Pride is a time of year when we celebrate the Stonewall drag queens who stood up and fought back. But it is also a time of year when we celebrate difference of all kinds, and particularly, perhaps, the kinds that don’t fit so easily into an identity-politics box. It’s a time when we remember those who died alone, making their spirits less lonely in our memories, and when we try to make sure we are creating a world in which mental survival is not always so very difficult. And yes, I believe that at this time of year, as at all others, it is not quite so important to hold a banner in a parade as it is to be there for a lonely kid who needs her world widened. But if you know a kid, and you think she will be startled into self-acceptance by a chance encounter with the Sisters of Perpetual Indulgence, by all means get on your nearest source of public transportation and high-tail it down to your local Christopher Street Day Parade. Sometimes, what you really do need is a drag act and a disco beat.

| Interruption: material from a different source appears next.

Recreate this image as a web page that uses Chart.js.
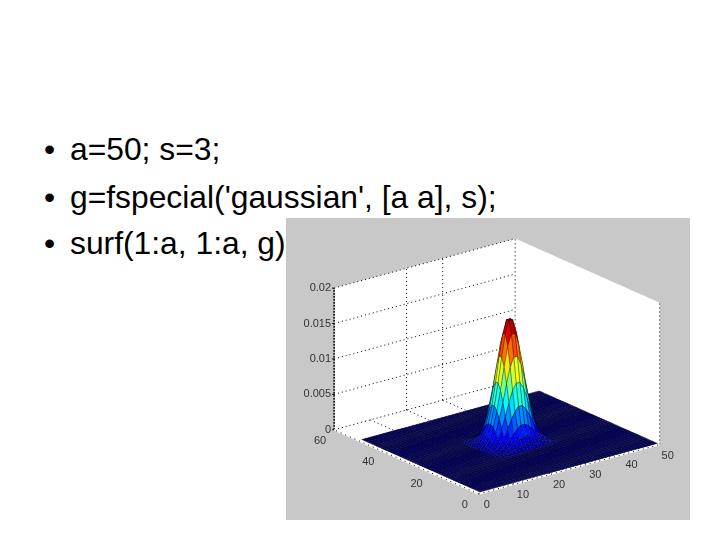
<!DOCTYPE html>
<html>
<head>
<meta charset="utf-8">
<title>surf gaussian</title>
<script src="https://cdn.jsdelivr.net/npm/chart.js@4"></script>
<style>
    html, body { margin: 0; padding: 0; background: #fff; }
    body { width: 720px; height: 540px; position: relative; overflow: hidden; }
    .bullet { position: absolute; font: 31.8px "Liberation Sans", Arial, sans-serif; color: #000; white-space: nowrap; }
    .bullet span { position: absolute; left: -26px; }
    #figure { position: absolute; left: 286px; top: 218px; width: 404px; height: 302px; background: #c8c8c8; }
</style>
</head>
<body>
<div id="bullets"></div>
<div id="figure"><canvas id="surfChart" width="404" height="302"></canvas></div>
<script>
// Code lines on the slide
const codeLines = ["a=50; s=3;", "g=fspecial('gaussian', [a a], s);", "surf(1:a, 1:a, g)"];

// Axis ticks
const xTicks = [0, 10, 20, 30, 40, 50];
const yTicks = [0, 20, 40, 60];
const zTicks = [0, 0.005, 0.01, 0.015, 0.02];
const zTickLabels = ['0', '0.005', '0.01', '0.015', '0.02'];

// Dotted grid lines visible on the walls and the floor
const wallGridX = [20, 30];
const floorGridX = [10, 20, 30];

// Surface samples, 1:50 on both axes
const surfaceIndex = [1, 2, 3, 4, 5, 6, 7, 8, 9, 10, 11, 12, 13, 14, 15, 16, 17, 18, 19, 20, 21, 22, 23, 24, 25,
    26, 27, 28, 29, 30, 31, 32, 33, 34, 35, 36, 37, 38, 39, 40, 41, 42, 43, 44, 45, 46, 47, 48, 49, 50];

// Height of the bump (x 0.0001), rows and columns 18..33 of g, flat zero outside
const bumpStart = 18;
const bumpValues = [
    [0, 1, 1, 3, 4, 5, 7, 8, 8, 7, 5, 4, 3, 1, 1, 0],
    [1, 2, 3, 5, 9, 12, 15, 17, 17, 15, 12, 9, 5, 3, 2, 1],
    [1, 3, 6, 11, 17, 23, 29, 32, 32, 29, 23, 17, 11, 6, 3, 1],
    [3, 5, 11, 19, 29, 41, 51, 57, 57, 51, 41, 29, 19, 11, 5, 3],
    [4, 9, 17, 29, 45, 63, 79, 88, 88, 79, 63, 45, 29, 17, 9, 4],
    [5, 12, 23, 41, 63, 88, 110, 123, 123, 110, 88, 63, 41, 23, 12, 5],
    [7, 15, 29, 51, 79, 110, 138, 154, 154, 138, 110, 79, 51, 29, 15, 7],
    [8, 17, 32, 57, 88, 123, 154, 172, 172, 154, 123, 88, 57, 32, 17, 8],
    [8, 17, 32, 57, 88, 123, 154, 172, 172, 154, 123, 88, 57, 32, 17, 8],
    [7, 15, 29, 51, 79, 110, 138, 154, 154, 138, 110, 79, 51, 29, 15, 7],
    [5, 12, 23, 41, 63, 88, 110, 123, 123, 110, 88, 63, 41, 23, 12, 5],
    [4, 9, 17, 29, 45, 63, 79, 88, 88, 79, 63, 45, 29, 17, 9, 4],
    [3, 5, 11, 19, 29, 41, 51, 57, 57, 51, 41, 29, 19, 11, 5, 3],
    [1, 3, 6, 11, 17, 23, 29, 32, 32, 29, 23, 17, 11, 6, 3, 1],
    [1, 2, 3, 5, 9, 12, 15, 17, 17, 15, 12, 9, 5, 3, 2, 1],
    [0, 1, 1, 3, 4, 5, 7, 8, 8, 7, 5, 4, 3, 1, 1, 0]
];

// Jet colormap stops
const jetStops = [[0, 0, 143], [0, 0, 255], [0, 255, 255], [255, 255, 0], [255, 0, 0], [128, 0, 0]];
const jetPositions = [0, 0.11, 0.375, 0.625, 0.875, 1];

document.addEventListener('DOMContentLoaded', function() {
    drawBullets();
    initSurfChart();
});

function drawBullets() {
    const holder = document.getElementById('bullets');
    const tops = [131, 179, 225];
    codeLines.forEach((line, i) => {
        const el = document.createElement('div');
        el.className = 'bullet';
        el.style.left = '70px';
        el.style.top = tops[i] + 'px';
        el.textContent = line;
        const dot = document.createElement('span');
        dot.textContent = '•';
        el.appendChild(dot);
        holder.appendChild(el);
    });
}

// Fixed MATLAB view, axes are parallel on screen
function project(x, y, z) {
    return {
        x: 192.7 + x * 3.62 - y * 2.41,
        y: 276 - x * 0.99 - y * 1.07 - z * 7085
    };
}

function heightAt(i, j) {
    const row = bumpValues[j - bumpStart];
    if (!row || row[i - bumpStart] === undefined) return 0;
    return row[i - bumpStart] / 10000;
}

function jetColor(t) {
    let k = 0;
    while (k < jetPositions.length - 2 && t > jetPositions[k + 1]) k++;
    const f = Math.min(1, (t - jetPositions[k]) / (jetPositions[k + 1] - jetPositions[k]));
    const c = jetStops[k].map((v, n) => Math.round(v + (jetStops[k + 1][n] - v) * f));
    return 'rgb(' + c.join(',') + ')';
}

function polygon(points, fillColor) {
    return {
        data: points.concat([points[0]]),
        showLine: true,
        fill: 'shape',
        backgroundColor: fillColor,
        borderColor: fillColor,
        borderWidth: 0,
        pointRadius: 0
    };
}

function segment(a, b, color, width, dash) {
    return {
        data: [a, b],
        showLine: true,
        fill: false,
        borderColor: color,
        borderWidth: width,
        borderDash: dash || [],
        pointRadius: 0
    };
}

function buildBox() {
    const xMax = xTicks[xTicks.length - 1];
    const yMax = yTicks[yTicks.length - 1];
    const zMax = zTicks[zTicks.length - 1];
    const dots = [1, 3];
    const list = [];

    list.push(polygon([project(0, yMax, 0), project(0, yMax, zMax), project(xMax, yMax, zMax), project(xMax, yMax, 0)], '#fff'));
    list.push(polygon([project(xMax, 0, 0), project(xMax, 0, zMax), project(xMax, yMax, zMax), project(xMax, yMax, 0)], '#fff'));
    list.push(polygon([project(0, 0, 0), project(xMax, 0, 0), project(xMax, yMax, 0), project(0, yMax, 0)], '#fff'));

    zTicks.forEach(z => {
        list.push(segment(project(0, yMax, z), project(xMax, yMax, z), '#000', 1, dots));
    });
    wallGridX.forEach(x => {
        list.push(segment(project(x, yMax, 0), project(x, yMax, zMax), '#000', 1, dots));
    });
    floorGridX.forEach(x => {
        list.push(segment(project(x, yMax, 0), project(x, 0, 0), '#000', 1, dots));
    });
    list.push(segment(project(xMax, yMax, 0), project(xMax, yMax, zMax), '#000', 1, dots));
    list.push(segment(project(xMax, 0, 0), project(xMax, 0, zMax), '#000', 1, dots));
    list.push(segment(project(0, yMax, 0), project(0, yMax, zMax), '#000', 1.5, [2, 1]));
    return list;
}

function buildSurface() {
    const zPeak = 0.0172;
    const list = [];
    // far corner first, the painter order hides what is behind the bump
    for (let b = surfaceIndex.length - 2; b >= 0; b--) {
        for (let a = surfaceIndex.length - 2; a >= 0; a--) {
            const i = surfaceIndex[a], j = surfaceIndex[b];
            const i2 = surfaceIndex[a + 1], j2 = surfaceIndex[b + 1];
            const zs = [heightAt(i, j), heightAt(i2, j), heightAt(i2, j2), heightAt(i, j2)];
            const mean = (zs[0] + zs[1] + zs[2] + zs[3]) / 4;
            const quad = polygon([project(i, j, zs[0]), project(i2, j, zs[1]), project(i2, j2, zs[2]), project(i, j2, zs[3])], jetColor(mean / zPeak));
            // mesh reads lighter on the raised part
            quad.borderColor = mean > 0 ? 'rgba(0,0,0,0.5)' : 'rgba(0,0,0,0.75)';
            quad.borderWidth = 0.6;
            list.push(quad);
        }
    }
    return list;
}

function buildFrontAxes() {
    const xMax = xTicks[xTicks.length - 1];
    const yMax = yTicks[yTicks.length - 1];
    const list = [];
    list.push(segment(project(0, 0, 0), project(xMax, 0, 0), '#fff', 1.5));
    list.push(segment(project(0, 0, 0), project(0, yMax, 0), '#fff', 1.5));
    list.push(segment(project(0, 0, 0), project(xMax, 0, 0), '#000', 1, [1, 4]));
    list.push(segment(project(0, 0, 0), project(0, yMax, 0), '#000', 1, [1, 4]));
    return list;
}

const tickLabelPlugin = {
    id: 'tickLabels',
    afterDatasetsDraw(chart) {
        const ctx = chart.ctx;
        const sx = chart.scales.x, sy = chart.scales.y;
        const yMax = yTicks[yTicks.length - 1];
        ctx.save();
        ctx.font = '11px "Liberation Sans", Arial, sans-serif';
        ctx.fillStyle = '#333';
        ctx.strokeStyle = '#000';
        ctx.textBaseline = 'middle';

        ctx.textAlign = 'right';
        zTicks.forEach((z, n) => {
            const p = project(0, yMax, z);
            const px = sx.getPixelForValue(p.x), py = sy.getPixelForValue(p.y);
            ctx.fillText(zTickLabels[n], px - 3, py);
            ctx.beginPath();
            ctx.moveTo(px - 2, py);
            ctx.lineTo(px, py);
            ctx.stroke();
        });

        ctx.textAlign = 'center';
        xTicks.forEach(x => {
            const p = project(x, 0, 0);
            ctx.fillText(String(x), sx.getPixelForValue(p.x) + 8, sy.getPixelForValue(p.y) + 11);
        });
        yTicks.forEach(y => {
            const p = project(0, y, 0);
            ctx.fillText(String(y), sx.getPixelForValue(p.x) - 14, sy.getPixelForValue(p.y) + 11);
        });
        ctx.restore();
    }
};

function initSurfChart() {
    const canvas = document.getElementById('surfChart');
    if (!canvas) return;

    const ctx = canvas.getContext('2d');
    // Chart.js paints dataset 0 last, so the back-to-front list is reversed
    const datasets = buildBox().concat(buildSurface(), buildFrontAxes()).reverse();

    new Chart(ctx, {
        type: 'scatter',
        data: { datasets: datasets },
        options: {
            responsive: false,
            animation: false,
            events: [],
            layout: { padding: 0 },
            plugins: {
                legend: { display: false },
                tooltip: { enabled: false }
            },
            scales: {
                x: { type: 'linear', display: false, min: 0, max: 404 },
                y: { type: 'linear', display: false, min: 0, max: 302, reverse: true }
            }
        },
        plugins: [tickLabelPlugin]
    });
}
</script>
</body>
</html>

Late last night, after my friends and I all went back to our respective homes under the constant drizzle of English June, my downstairs neighbors were having a party, and as I lay in my bed trying to fall asleep all I could hear was loud music, drunken shouting, and a lot of words I don’t like to hear: “bitch,” “twat,” “cunt.” When your personal space is being invaded at two in the morning by the culture of juvenile sexism whence you’ve spent all your life running, it’s awfully hard to marshal the courage to go outside and try to tell a lot of drunk kids that what they’re saying is wrong (though I did eventually ask them to please turn down the music, though fat lot of good it did). But what you can do is you can drown out their shouting with a podcast of RuPaul being fabulous on National Public Radio. It’s all about the coping strategies. It’s all about survival. It’s all about Pride.